When we live in an area long enough, it’s easy to pass by weathered or decaying buildings and structures without thinking twice about their pasts or futures. But these sites often tell stories rich with Valley history, and for some, they are worth saving.
Viraj Kumar, a high school junior and resident of Poughquag in Dutchess County, saw an opportunity to repair a crumbling cemetery and brought the neighborhood together to salvage it. Now he and a handful of other teens have organized Youth for Restoration, a group that assembles volunteers, raises funds, then rolls up their sleeves to repair historic sites in their community.
The cemetery restoration was their first project, undertaken in autumn 2012. “I’d take the bus home from school, and at the bottom of my hill I’d pass the Apoquague Friends’ Burial Ground,” Kumar explains. “It wasn’t in great shape, and I thought it’d be pretty cool to help restore it with a group of people.”
Kumar researched the site, and discovered it was a Quaker burial ground, established more than 200 years ago when the town of Beekman was founded; a few of the town’s first settlers are interred there.
Kumar assembled a small group of friends to help get the project rolling, then reached out to local officials as well as staff at Arlington High School, which Kumar had previously attended (he attends Phillips Academy in Andover, Massachusetts). “We contacted the school’s volunteer club and some people were able to come out through that,” he says, “but we also went door-to-door handing out fliers. The town historian and supervisor both helped with history and other information, making sure we were allowed to do it.”
By the time they began the four weeks of outdoor work — including brush cleanup, stump removal, and stone wall repair — the group’s volunteer base had swelled to 40 people of all ages.

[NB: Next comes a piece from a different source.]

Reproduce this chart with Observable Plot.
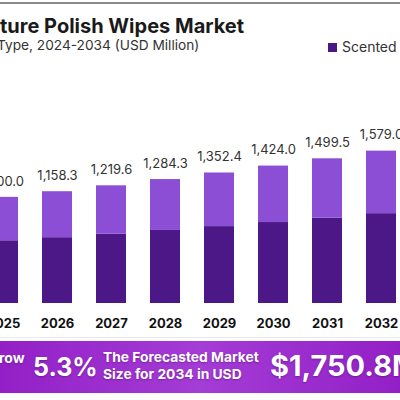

From the initial planning stages to the final cleanup, the project took six months.
“It brought a sense of community to our town,” Kumar says. “It brought together a lot of people in our area who have never met. People we didn’t know stopped by to give us food and thanked us. Even a neighborhood dog adopted us.” Youth for Restoration was born following the cemetery’s completion. “I had in mind a few people to join me, e-mailed them, and we organized ourselves — first brainstorming projects to work on, then deciding on what was best to do,” Kumar explains.
The team — Kumar and Arlington High School students Lauren Macdonald, Lauren Neville, Jordan Scocozza, Eric Layden, and Cristian Soto — met to discuss future projects, setting their sights on the post-and-beam Murphy Grist Mill, which was built along the Fishkill Creek in Poughquag in 1749.

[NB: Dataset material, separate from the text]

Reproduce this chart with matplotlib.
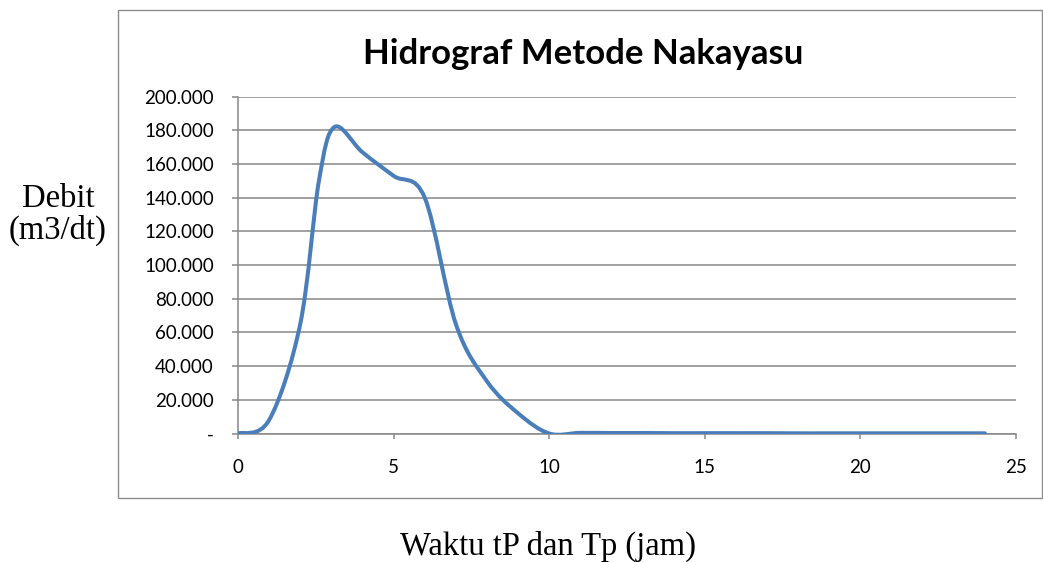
import matplotlib
matplotlib.use("Agg")
import matplotlib.pyplot as plt
from matplotlib.path import Path
from matplotlib.patches import PathPatch, Rectangle
import numpy as np

# hydrograph points (t in jam, Q in m3/dt)
t = [0, 1, 2, 2.6, 3.1, 4, 5, 6, 7, 8, 9, 10, 11, 12, 13, 14, 15, 16, 17, 18,
     19, 20, 21, 22, 23, 24]
q = [0, 8, 65, 150, 182, 167, 153, 140, 65, 31, 12, 0, 0.4, 0.3, 0.3, 0.2,
     0.2, 0.2, 0.2, 0.1, 0.1, 0.1, 0.1, 0.1, 0.1, 0.1]

y_ticks = [0, 20, 40, 60, 80, 100, 120, 140, 160, 180, 200]
y_labels = ["-", "20.000", "40.000", "60.000", "80.000", "100.000",
            "120.000", "140.000", "160.000", "180.000", "200.000"]
x_ticks = [0, 5, 10, 15, 20, 25]

title = "Hidrograf Metode Nakayasu"
xlabel = "Waktu tP dan Tp (jam)"
ylabel = "Debit\n(m3/dt)"

line_col = "#4A7EBB"
grid_col = "#888888"


def smooth_path(xs, ys):
    # excel style smoothed line: cubic bezier through each point
    pts = np.column_stack([xs, ys]).astype(float)
    n = len(pts)
    verts = [pts[0]]
    codes = [Path.MOVETO]
    for i in range(n - 1):
        p0 = pts[i - 1] if i > 0 else pts[i]
        p1 = pts[i]
        p2 = pts[i + 1]
        p3 = pts[i + 2] if i + 2 < n else pts[i + 1]
        c1 = p1 + (p2 - p0) / 6.0
        c2 = p2 - (p3 - p1) / 6.0
        verts += [c1, c2, p2]
        codes += [Path.CURVE4] * 3
    return Path(verts, codes)


fig = plt.figure(figsize=(10.43, 5.62), dpi=100)
W, H = 1043, 562

# outer chart box
fig.patches.append(Rectangle((118 / W, 1 - 498 / H), (1042 - 118) / W, (498 - 10) / H,
                             transform=fig.transFigure, fill=False,
                             edgecolor="#8c8c8c", lw=1.0))

ax = fig.add_axes([238 / W, 1 - 433.5 / H, (1016 - 238) / W, (433.5 - 96.7) / H])
ax.set_xlim(0, 25)
ax.set_ylim(0, 200)

ax.add_patch(PathPatch(smooth_path(t, q), fill=False, edgecolor=line_col,
                       lw=2.9, capstyle="round", joinstyle="round", zorder=3))

ax.set_yticks(y_ticks)
ax.set_yticklabels(y_labels)
ax.set_xticks(x_ticks)
ax.yaxis.grid(True, color=grid_col, lw=1.1)
ax.set_axisbelow(True)

for s in ["top", "right"]:
    ax.spines[s].set_visible(False)
for s in ["left", "bottom"]:
    ax.spines[s].set_color(grid_col)
    ax.spines[s].set_linewidth(1.1)

ax.tick_params(axis="both", colors=grid_col, width=1.1,
               labelcolor="black", labelsize=13.5)
ax.tick_params(axis="y", length=4.3, pad=13)
ax.tick_params(axis="x", length=3.6, pad=14.5)
for lab in ax.get_xticklabels() + ax.get_yticklabels():
    lab.set_family("Lato")

fig.text(583 / W, 1 - 54 / H, title, ha="center", va="center",
         fontsize=25, fontweight="bold", family="Lato")
fig.text(548 / W, 1 - 546 / H, xlabel, ha="center", va="center",
         fontsize=23.5, family="Liberation Serif")
fig.text(58 / W, 1 - 215 / H, ylabel, ha="center", va="center",
         fontsize=23.5, family="Liberation Serif", linespacing=1.05)

fig.savefig("out.png", dpi=100)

“We had a list of three to four projects, and unanimously voted for the mill house because we felt it had a pretty high significance,” says Kumar. The structure, which was built by Robert Livingston, supplied grain to American troops during the Revolutionary War and was later owned by FDR Jr.

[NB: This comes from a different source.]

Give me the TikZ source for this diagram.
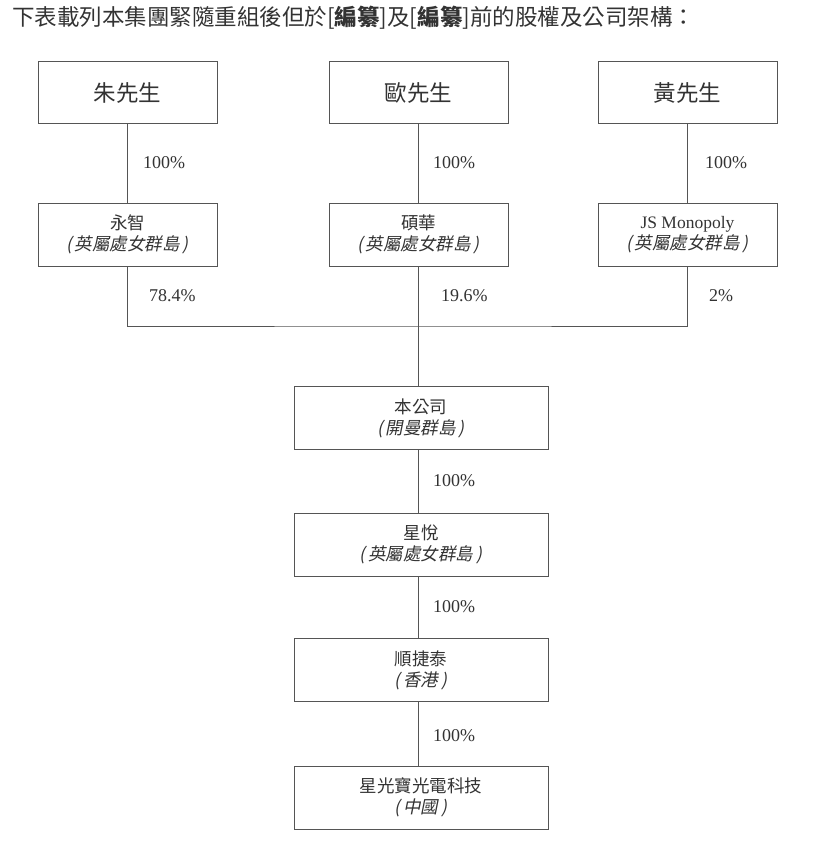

“It’s currently used as a way to display artifacts and pictures,” Kumar explains. “The upstairs is not in good condition and we hope it can be used for storage after the work is done. We had some contractors assess what needs to be done to the mill: the chimney needs work, there are holes in the walls, and the roof needs to be adjusted.”
The group has been busy planning, fund-raising, and recruiting volunteers; they hope to begin work — landscaping, cleaning, and taking inventory of artifacts — in August. They’ve already received support from elected officials, local clubs, and sports organizations.
“When you achieve a new level in your video game you get some satisfaction from it, but the thrill passes quickly,” Kumar says. “The satisfaction of restoring previously flourishing local buildings and sites fuels you much longer.”